The NHB is in the process of streamlining its systems and manual records into one platform, and will further review its processes, it said. As many heritage materials lack information, including those that date back to the 1880s, researching into and documenting them is a resource-intensive process and takes time.

The NAC, meanwhile, was found to have lapsed in the rental management of its 37 arts housing premises. The AGO said 74 entities which are not NAC tenants or sub-tenants either used the address of one of its premises as their registered address or possibly operated there.

Seven of these non-tenants were also using the space for activities unrelated to the arts, such as construction and logistics.

The NAC has since conducted a review and said it had found that most of these entities were related in some way to its tenants or former tenants, although it could provide documents to show this in only 10 of the 74 cases.

It has told the AGO that it will, from now on, require tenants to seek its approval before letting their related entities register using NAC addresses.

It will further conduct annual checks against records of the Accounting and Corporate Regulatory Authority and the Registry of Societies, deregister non-tenant entities, and make sure tenants know they should not use its spaces for non-approved uses.

It will perform checks to make sure rules are followed and carry out enforcement actions.

In addition, the AGO noted that NAC's guidelines to tenants on subletting left much to be desired.

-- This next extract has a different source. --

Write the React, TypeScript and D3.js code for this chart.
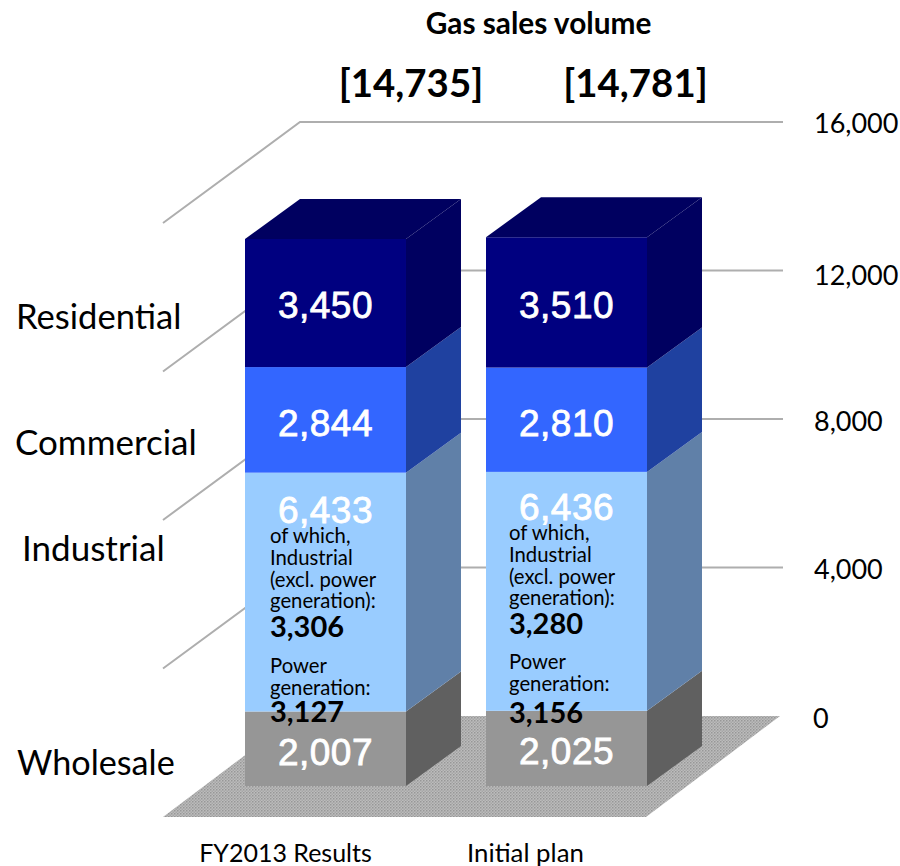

There were no requirements to declare conflicts of interest for bid evaluation by tenants when subletting their spaces. Evaluation criteria also did not need to be finalised before open calls for rental applications.

In one case, sub-tenancy agreements set out by the tenant were two to three years longer than what NAC had approved. NAC also did not check that sub-tenants fulfilled their end of the bargain, such as completing renovations amounting to at least $200,000.

NAC said it has started to review its subletting policy to make sure the process is fair, while tightening its oversight of such spaces.